■ Material:
+++++

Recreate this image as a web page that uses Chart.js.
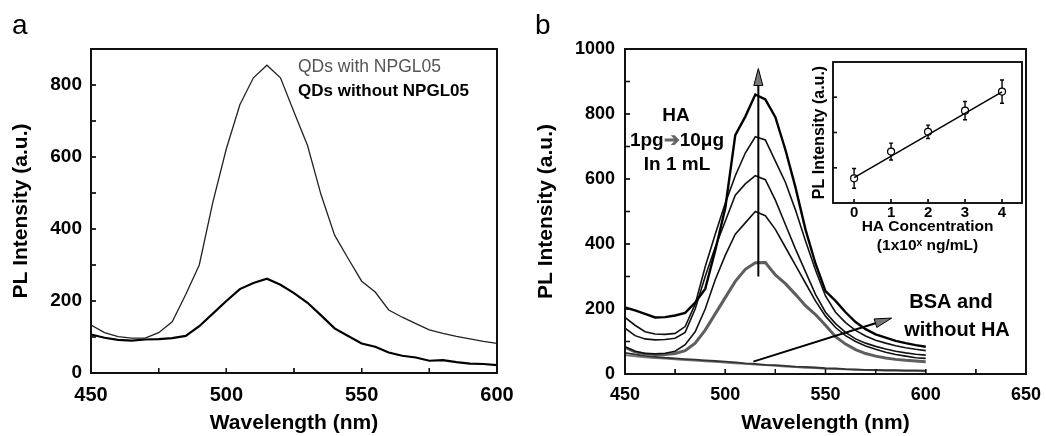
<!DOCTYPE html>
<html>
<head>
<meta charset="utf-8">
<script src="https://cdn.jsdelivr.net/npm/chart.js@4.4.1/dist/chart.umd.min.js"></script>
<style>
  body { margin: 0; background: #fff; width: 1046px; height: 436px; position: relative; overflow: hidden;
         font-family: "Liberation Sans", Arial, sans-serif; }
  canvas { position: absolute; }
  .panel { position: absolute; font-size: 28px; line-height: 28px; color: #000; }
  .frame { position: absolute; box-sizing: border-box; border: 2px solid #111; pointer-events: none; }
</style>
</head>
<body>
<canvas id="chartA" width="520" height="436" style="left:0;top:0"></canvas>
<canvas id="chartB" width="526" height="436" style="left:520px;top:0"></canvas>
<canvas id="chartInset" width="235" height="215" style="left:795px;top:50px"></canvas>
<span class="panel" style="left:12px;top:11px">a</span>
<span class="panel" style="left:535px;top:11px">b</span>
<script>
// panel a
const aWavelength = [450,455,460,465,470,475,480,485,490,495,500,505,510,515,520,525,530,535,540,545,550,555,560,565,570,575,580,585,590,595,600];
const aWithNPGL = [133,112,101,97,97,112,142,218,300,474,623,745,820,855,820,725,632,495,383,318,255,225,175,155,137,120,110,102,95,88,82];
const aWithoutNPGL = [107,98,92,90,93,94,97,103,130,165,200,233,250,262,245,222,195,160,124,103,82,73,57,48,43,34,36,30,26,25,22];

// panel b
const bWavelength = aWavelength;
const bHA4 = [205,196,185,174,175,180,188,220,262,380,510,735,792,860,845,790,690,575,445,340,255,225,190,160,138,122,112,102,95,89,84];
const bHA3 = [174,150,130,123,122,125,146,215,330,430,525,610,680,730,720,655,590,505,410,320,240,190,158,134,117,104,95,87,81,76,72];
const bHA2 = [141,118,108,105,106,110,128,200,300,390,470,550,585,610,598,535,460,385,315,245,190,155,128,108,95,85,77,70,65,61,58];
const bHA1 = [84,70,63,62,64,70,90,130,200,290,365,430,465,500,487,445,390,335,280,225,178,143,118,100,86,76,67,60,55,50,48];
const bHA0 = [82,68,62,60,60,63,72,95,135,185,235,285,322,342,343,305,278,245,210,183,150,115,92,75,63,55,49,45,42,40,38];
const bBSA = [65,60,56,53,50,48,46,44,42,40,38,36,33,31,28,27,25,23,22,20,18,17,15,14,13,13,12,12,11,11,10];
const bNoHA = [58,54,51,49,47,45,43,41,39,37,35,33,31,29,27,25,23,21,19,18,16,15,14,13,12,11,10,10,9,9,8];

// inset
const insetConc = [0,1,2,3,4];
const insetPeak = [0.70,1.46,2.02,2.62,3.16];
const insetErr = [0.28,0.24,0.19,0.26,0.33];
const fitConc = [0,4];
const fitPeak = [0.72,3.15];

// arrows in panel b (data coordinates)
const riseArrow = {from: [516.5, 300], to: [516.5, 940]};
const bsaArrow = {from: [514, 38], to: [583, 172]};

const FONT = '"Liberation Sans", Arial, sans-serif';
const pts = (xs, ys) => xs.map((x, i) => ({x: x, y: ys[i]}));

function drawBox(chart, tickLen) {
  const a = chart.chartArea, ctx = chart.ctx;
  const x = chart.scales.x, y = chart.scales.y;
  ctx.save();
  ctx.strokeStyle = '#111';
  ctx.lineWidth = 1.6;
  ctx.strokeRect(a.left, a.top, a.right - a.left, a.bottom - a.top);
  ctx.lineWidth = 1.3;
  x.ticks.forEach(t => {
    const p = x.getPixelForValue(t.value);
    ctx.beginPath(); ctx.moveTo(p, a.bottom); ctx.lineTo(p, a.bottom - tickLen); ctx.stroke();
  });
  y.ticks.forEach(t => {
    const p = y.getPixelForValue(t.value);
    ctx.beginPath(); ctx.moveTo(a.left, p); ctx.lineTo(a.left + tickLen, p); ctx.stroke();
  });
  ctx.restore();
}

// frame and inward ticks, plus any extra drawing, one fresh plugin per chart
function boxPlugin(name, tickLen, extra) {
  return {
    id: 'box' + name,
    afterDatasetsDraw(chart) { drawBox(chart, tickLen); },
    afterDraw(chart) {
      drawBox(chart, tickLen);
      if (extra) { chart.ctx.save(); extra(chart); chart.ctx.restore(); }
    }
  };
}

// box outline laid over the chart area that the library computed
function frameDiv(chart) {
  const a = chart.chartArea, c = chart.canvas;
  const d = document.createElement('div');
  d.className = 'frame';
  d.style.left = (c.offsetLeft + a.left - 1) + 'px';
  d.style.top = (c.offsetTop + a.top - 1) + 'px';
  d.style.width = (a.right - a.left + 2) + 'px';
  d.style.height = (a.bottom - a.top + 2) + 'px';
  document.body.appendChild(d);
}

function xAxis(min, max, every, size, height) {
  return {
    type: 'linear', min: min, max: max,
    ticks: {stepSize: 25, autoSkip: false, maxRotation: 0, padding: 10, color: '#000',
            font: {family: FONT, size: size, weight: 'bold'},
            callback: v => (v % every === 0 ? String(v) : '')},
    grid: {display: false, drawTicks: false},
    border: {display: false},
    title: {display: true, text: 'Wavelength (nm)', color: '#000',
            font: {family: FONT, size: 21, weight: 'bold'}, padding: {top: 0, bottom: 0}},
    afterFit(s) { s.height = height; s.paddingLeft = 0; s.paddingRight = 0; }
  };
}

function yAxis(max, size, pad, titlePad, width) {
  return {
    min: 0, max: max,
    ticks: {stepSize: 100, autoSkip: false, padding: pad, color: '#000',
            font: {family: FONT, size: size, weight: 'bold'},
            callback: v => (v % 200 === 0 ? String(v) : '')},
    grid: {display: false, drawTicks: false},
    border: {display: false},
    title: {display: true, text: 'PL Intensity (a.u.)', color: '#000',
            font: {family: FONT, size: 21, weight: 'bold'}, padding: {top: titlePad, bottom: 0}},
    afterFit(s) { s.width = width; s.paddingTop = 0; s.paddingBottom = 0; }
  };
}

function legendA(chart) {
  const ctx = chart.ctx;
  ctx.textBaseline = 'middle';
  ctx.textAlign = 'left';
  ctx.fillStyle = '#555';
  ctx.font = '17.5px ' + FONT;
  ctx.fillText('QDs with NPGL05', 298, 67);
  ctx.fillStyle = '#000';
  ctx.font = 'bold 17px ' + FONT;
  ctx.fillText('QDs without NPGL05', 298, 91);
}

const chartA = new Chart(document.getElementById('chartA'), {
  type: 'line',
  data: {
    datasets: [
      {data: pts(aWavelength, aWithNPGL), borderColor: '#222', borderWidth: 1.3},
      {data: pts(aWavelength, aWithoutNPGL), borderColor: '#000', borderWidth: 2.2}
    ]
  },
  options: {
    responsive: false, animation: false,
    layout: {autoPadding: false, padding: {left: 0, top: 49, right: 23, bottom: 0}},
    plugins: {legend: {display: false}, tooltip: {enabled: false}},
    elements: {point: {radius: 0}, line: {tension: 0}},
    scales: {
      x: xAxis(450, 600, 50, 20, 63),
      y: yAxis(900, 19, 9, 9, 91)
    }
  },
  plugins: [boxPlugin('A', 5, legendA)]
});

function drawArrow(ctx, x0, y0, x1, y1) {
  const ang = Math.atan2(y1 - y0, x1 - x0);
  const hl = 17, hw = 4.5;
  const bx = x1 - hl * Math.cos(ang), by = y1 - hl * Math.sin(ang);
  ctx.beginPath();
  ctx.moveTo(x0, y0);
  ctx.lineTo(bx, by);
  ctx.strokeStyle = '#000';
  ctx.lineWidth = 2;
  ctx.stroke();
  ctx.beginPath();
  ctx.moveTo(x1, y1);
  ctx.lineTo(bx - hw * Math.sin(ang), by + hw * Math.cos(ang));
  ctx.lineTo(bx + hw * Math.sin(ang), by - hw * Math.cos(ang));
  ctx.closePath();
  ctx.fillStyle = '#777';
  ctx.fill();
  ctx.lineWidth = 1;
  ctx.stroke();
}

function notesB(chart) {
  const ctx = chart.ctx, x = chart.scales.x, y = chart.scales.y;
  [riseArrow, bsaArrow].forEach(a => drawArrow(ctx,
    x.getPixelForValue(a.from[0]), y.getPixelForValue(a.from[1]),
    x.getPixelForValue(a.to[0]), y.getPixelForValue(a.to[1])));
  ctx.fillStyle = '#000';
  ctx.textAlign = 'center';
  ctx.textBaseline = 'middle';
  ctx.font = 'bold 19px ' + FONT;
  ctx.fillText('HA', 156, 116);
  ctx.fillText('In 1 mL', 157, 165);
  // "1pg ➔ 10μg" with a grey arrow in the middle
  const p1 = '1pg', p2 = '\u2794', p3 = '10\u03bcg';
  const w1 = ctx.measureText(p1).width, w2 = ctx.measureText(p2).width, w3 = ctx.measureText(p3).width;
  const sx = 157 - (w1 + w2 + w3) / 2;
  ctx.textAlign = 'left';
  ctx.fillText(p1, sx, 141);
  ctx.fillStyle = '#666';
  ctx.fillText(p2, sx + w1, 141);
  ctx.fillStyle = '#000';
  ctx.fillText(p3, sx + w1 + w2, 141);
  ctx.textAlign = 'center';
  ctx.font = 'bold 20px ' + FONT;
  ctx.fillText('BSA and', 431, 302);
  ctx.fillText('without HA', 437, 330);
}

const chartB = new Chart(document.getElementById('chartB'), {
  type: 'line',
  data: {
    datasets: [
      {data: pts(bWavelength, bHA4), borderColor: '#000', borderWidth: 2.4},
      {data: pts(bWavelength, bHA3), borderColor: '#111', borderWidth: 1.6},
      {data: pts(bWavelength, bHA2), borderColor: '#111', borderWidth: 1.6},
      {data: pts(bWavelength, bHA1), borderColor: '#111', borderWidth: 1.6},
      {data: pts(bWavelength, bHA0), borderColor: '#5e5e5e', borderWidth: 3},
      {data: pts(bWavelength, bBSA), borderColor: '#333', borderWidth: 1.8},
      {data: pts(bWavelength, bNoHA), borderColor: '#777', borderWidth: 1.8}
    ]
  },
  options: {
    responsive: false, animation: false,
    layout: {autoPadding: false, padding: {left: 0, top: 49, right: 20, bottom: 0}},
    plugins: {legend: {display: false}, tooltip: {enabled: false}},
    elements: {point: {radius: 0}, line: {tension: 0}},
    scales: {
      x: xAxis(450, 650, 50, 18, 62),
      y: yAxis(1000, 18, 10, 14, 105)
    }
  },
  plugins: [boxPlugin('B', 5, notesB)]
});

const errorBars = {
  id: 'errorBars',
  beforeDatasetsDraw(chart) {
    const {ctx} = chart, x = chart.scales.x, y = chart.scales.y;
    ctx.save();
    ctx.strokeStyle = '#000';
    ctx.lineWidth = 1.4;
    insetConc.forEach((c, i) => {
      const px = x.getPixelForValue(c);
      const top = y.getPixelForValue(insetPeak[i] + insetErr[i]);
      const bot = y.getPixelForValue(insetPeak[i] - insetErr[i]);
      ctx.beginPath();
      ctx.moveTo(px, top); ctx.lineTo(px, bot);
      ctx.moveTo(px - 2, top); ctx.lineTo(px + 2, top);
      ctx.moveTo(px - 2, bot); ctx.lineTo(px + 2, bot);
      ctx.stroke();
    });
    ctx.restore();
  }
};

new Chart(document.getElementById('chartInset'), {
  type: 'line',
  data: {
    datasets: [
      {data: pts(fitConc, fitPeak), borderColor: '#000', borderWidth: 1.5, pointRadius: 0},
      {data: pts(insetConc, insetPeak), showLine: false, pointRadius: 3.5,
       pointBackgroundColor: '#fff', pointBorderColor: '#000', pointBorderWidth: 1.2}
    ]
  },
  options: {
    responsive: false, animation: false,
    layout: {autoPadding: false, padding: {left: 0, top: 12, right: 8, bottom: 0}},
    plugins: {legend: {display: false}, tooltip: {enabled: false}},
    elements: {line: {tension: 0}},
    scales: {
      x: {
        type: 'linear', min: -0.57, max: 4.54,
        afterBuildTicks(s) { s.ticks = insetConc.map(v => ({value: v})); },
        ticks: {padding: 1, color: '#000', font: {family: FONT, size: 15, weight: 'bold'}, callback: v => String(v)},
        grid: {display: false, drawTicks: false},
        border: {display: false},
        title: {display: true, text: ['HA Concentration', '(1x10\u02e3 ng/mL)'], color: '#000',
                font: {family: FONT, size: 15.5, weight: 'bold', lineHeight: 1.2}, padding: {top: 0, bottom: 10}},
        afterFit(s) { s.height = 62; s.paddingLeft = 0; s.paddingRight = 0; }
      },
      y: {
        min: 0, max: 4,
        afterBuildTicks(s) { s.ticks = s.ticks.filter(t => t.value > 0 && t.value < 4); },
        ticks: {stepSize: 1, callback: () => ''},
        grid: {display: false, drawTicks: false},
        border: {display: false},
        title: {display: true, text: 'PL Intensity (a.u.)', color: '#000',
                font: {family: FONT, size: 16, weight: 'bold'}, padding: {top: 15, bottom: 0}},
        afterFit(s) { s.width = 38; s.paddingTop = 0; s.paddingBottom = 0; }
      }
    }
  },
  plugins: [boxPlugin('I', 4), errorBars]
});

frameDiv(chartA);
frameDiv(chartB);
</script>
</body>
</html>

+++++

■ The exercise: Gather up every line from the listing above in which the word "that" occurs.

■ Response to this task:
Recreate this image as a web page that uses Chart.js.
// box outline laid over the chart area that the library computed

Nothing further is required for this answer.